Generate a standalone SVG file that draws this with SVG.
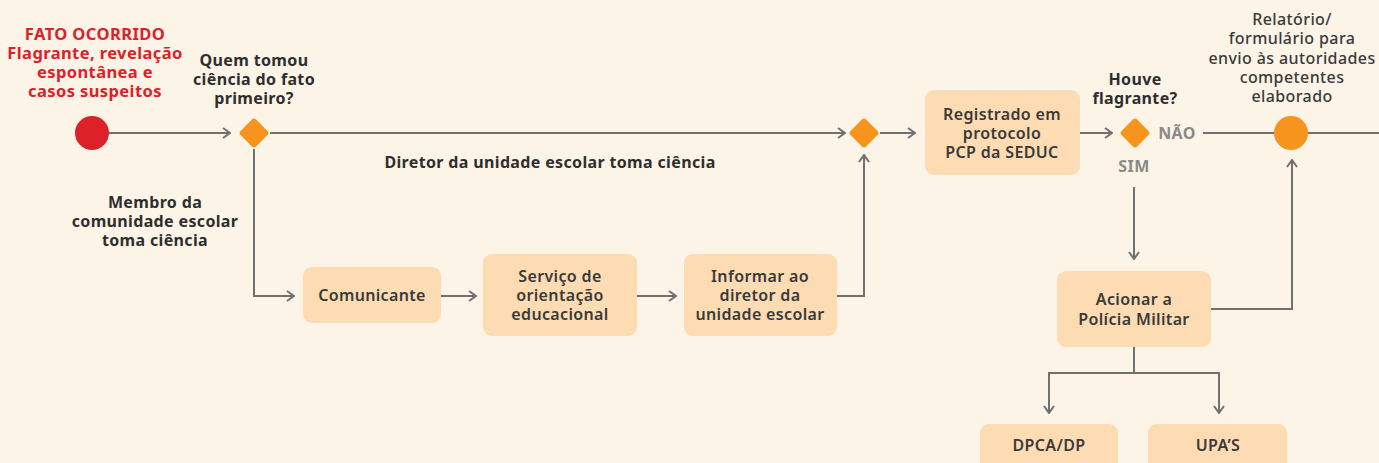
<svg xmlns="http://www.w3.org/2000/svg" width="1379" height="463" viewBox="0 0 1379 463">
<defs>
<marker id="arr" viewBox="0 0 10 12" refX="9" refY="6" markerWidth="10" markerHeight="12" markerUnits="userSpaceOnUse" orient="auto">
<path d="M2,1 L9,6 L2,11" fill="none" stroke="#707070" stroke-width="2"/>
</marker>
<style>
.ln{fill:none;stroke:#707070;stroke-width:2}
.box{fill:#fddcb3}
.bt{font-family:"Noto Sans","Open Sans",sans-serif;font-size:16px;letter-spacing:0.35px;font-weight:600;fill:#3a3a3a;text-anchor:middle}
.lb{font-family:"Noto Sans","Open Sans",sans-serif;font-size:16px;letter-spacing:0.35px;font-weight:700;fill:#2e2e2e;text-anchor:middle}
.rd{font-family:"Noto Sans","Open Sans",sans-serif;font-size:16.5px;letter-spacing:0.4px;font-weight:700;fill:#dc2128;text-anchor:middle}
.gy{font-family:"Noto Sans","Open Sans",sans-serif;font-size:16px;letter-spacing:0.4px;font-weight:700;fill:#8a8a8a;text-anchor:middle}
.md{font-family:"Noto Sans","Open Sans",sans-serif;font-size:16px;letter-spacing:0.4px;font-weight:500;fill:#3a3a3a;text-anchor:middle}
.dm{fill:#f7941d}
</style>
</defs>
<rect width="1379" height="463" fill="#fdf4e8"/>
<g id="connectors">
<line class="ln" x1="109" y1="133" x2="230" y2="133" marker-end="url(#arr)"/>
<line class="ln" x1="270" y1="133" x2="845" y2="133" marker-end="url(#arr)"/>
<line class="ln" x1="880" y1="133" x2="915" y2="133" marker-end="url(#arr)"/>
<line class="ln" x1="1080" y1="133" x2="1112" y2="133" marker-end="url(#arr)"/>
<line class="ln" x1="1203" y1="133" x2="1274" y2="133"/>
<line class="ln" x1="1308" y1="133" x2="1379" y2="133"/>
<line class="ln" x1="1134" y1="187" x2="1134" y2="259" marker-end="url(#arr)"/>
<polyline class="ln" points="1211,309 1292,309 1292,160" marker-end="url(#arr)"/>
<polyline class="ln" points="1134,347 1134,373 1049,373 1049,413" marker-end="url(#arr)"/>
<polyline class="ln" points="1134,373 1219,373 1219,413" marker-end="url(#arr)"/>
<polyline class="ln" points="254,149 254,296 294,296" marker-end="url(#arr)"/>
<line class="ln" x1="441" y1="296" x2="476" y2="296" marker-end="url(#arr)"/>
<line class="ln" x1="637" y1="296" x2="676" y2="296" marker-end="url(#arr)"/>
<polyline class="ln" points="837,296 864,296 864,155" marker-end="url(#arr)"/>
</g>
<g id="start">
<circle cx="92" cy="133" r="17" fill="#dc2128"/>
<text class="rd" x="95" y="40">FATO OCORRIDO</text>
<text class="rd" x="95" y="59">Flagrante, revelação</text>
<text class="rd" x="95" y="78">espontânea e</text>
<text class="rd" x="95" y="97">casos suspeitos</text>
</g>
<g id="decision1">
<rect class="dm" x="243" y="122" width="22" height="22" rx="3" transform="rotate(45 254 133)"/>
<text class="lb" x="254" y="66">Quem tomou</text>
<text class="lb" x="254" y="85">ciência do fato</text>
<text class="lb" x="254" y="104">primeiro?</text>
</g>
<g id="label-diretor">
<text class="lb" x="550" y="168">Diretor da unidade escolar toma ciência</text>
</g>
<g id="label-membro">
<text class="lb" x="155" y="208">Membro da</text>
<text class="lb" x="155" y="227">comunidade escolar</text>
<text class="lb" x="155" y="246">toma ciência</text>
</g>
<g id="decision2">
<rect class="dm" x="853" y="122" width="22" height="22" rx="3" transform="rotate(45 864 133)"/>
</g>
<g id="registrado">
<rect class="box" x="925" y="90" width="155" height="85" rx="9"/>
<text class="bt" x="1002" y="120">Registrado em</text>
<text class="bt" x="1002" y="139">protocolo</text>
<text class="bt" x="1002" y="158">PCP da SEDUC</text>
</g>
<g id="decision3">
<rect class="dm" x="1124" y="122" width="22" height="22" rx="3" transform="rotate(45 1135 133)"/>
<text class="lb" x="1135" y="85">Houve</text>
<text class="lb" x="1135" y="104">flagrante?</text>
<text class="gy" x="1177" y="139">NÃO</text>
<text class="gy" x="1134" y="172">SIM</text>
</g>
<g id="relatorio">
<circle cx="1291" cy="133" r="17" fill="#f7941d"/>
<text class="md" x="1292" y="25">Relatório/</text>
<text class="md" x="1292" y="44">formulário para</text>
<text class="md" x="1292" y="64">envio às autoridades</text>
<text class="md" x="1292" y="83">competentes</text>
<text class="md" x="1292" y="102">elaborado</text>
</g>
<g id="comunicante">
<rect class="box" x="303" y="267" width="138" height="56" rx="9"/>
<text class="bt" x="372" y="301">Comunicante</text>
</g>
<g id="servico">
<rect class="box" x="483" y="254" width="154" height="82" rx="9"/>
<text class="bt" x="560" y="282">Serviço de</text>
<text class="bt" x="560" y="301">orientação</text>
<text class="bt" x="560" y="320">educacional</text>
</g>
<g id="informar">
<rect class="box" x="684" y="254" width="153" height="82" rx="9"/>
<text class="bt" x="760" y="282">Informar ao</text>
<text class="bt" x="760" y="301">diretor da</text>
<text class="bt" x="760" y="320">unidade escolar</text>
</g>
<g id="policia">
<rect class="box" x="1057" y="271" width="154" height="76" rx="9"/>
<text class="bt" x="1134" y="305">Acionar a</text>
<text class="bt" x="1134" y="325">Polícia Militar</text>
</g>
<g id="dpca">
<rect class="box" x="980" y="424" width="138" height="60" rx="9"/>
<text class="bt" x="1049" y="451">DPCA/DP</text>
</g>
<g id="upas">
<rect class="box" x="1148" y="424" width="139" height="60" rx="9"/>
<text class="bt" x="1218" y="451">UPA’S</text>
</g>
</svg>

——

*OBJECTIVE*: Print the complete listing exactly as it stands, without its pictures.

*RESULT FOR THIS TASK*:
Generate a standalone SVG file that draws this with SVG.
<svg xmlns="http://www.w3.org/2000/svg" width="1379" height="463" viewBox="0 0 1379 463">
<defs>
<marker id="arr" viewBox="0 0 10 12" refX="9" refY="6" markerWidth="10" markerHeight="12" markerUnits="userSpaceOnUse" orient="auto">
<path d="M2,1 L9,6 L2,11" fill="none" stroke="#707070" stroke-width="2"/>
</marker>
<style>
.ln{fill:none;stroke:#707070;stroke-width:2}
.box{fill:#fddcb3}
.bt{font-family:"Noto Sans","Open Sans",sans-serif;font-size:16px;letter-spacing:0.35px;font-weight:600;fill:#3a3a3a;text-anchor:middle}
.lb{font-family:"Noto Sans","Open Sans",sans-serif;font-size:16px;letter-spacing:0.35px;font-weight:700;fill:#2e2e2e;text-anchor:middle}
.rd{font-family:"Noto Sans","Open Sans",sans-serif;font-size:16.5px;letter-spacing:0.4px;font-weight:700;fill:#dc2128;text-anchor:middle}
.gy{font-family:"Noto Sans","Open Sans",sans-serif;font-size:16px;letter-spacing:0.4px;font-weight:700;fill:#8a8a8a;text-anchor:middle}
.md{font-family:"Noto Sans","Open Sans",sans-serif;font-size:16px;letter-spacing:0.4px;font-weight:500;fill:#3a3a3a;text-anchor:middle}
.dm{fill:#f7941d}
</style>
</defs>
<rect width="1379" height="463" fill="#fdf4e8"/>
<g id="connectors">
<line class="ln" x1="109" y1="133" x2="230" y2="133" marker-end="url(#arr)"/>
<line class="ln" x1="270" y1="133" x2="845" y2="133" marker-end="url(#arr)"/>
<line class="ln" x1="880" y1="133" x2="915" y2="133" marker-end="url(#arr)"/>
<line class="ln" x1="1080" y1="133" x2="1112" y2="133" marker-end="url(#arr)"/>
<line class="ln" x1="1203" y1="133" x2="1274" y2="133"/>
<line class="ln" x1="1308" y1="133" x2="1379" y2="133"/>
<line class="ln" x1="1134" y1="187" x2="1134" y2="259" marker-end="url(#arr)"/>
<polyline class="ln" points="1211,309 1292,309 1292,160" marker-end="url(#arr)"/>
<polyline class="ln" points="1134,347 1134,373 1049,373 1049,413" marker-end="url(#arr)"/>
<polyline class="ln" points="1134,373 1219,373 1219,413" marker-end="url(#arr)"/>
<polyline class="ln" points="254,149 254,296 294,296" marker-end="url(#arr)"/>
<line class="ln" x1="441" y1="296" x2="476" y2="296" marker-end="url(#arr)"/>
<line class="ln" x1="637" y1="296" x2="676" y2="296" marker-end="url(#arr)"/>
<polyline class="ln" points="837,296 864,296 864,155" marker-end="url(#arr)"/>
</g>
<g id="start">
<circle cx="92" cy="133" r="17" fill="#dc2128"/>
<text class="rd" x="95" y="40">FATO OCORRIDO</text>
<text class="rd" x="95" y="59">Flagrante, revelação</text>
<text class="rd" x="95" y="78">espontânea e</text>
<text class="rd" x="95" y="97">casos suspeitos</text>
</g>
<g id="decision1">
<rect class="dm" x="243" y="122" width="22" height="22" rx="3" transform="rotate(45 254 133)"/>
<text class="lb" x="254" y="66">Quem tomou</text>
<text class="lb" x="254" y="85">ciência do fato</text>
<text class="lb" x="254" y="104">primeiro?</text>
</g>
<g id="label-diretor">
<text class="lb" x="550" y="168">Diretor da unidade escolar toma ciência</text>
</g>
<g id="label-membro">
<text class="lb" x="155" y="208">Membro da</text>
<text class="lb" x="155" y="227">comunidade escolar</text>
<text class="lb" x="155" y="246">toma ciência</text>
</g>
<g id="decision2">
<rect class="dm" x="853" y="122" width="22" height="22" rx="3" transform="rotate(45 864 133)"/>
</g>
<g id="registrado">
<rect class="box" x="925" y="90" width="155" height="85" rx="9"/>
<text class="bt" x="1002" y="120">Registrado em</text>
<text class="bt" x="1002" y="139">protocolo</text>
<text class="bt" x="1002" y="158">PCP da SEDUC</text>
</g>
<g id="decision3">
<rect class="dm" x="1124" y="122" width="22" height="22" rx="3" transform="rotate(45 1135 133)"/>
<text class="lb" x="1135" y="85">Houve</text>
<text class="lb" x="1135" y="104">flagrante?</text>
<text class="gy" x="1177" y="139">NÃO</text>
<text class="gy" x="1134" y="172">SIM</text>
</g>
<g id="relatorio">
<circle cx="1291" cy="133" r="17" fill="#f7941d"/>
<text class="md" x="1292" y="25">Relatório/</text>
<text class="md" x="1292" y="44">formulário para</text>
<text class="md" x="1292" y="64">envio às autoridades</text>
<text class="md" x="1292" y="83">competentes</text>
<text class="md" x="1292" y="102">elaborado</text>
</g>
<g id="comunicante">
<rect class="box" x="303" y="267" width="138" height="56" rx="9"/>
<text class="bt" x="372" y="301">Comunicante</text>
</g>
<g id="servico">
<rect class="box" x="483" y="254" width="154" height="82" rx="9"/>
<text class="bt" x="560" y="282">Serviço de</text>
<text class="bt" x="560" y="301">orientação</text>
<text class="bt" x="560" y="320">educacional</text>
</g>
<g id="informar">
<rect class="box" x="684" y="254" width="153" height="82" rx="9"/>
<text class="bt" x="760" y="282">Informar ao</text>
<text class="bt" x="760" y="301">diretor da</text>
<text class="bt" x="760" y="320">unidade escolar</text>
</g>
<g id="policia">
<rect class="box" x="1057" y="271" width="154" height="76" rx="9"/>
<text class="bt" x="1134" y="305">Acionar a</text>
<text class="bt" x="1134" y="325">Polícia Militar</text>
</g>
<g id="dpca">
<rect class="box" x="980" y="424" width="138" height="60" rx="9"/>
<text class="bt" x="1049" y="451">DPCA/DP</text>
</g>
<g id="upas">
<rect class="box" x="1148" y="424" width="139" height="60" rx="9"/>
<text class="bt" x="1218" y="451">UPA’S</text>
</g>
</svg>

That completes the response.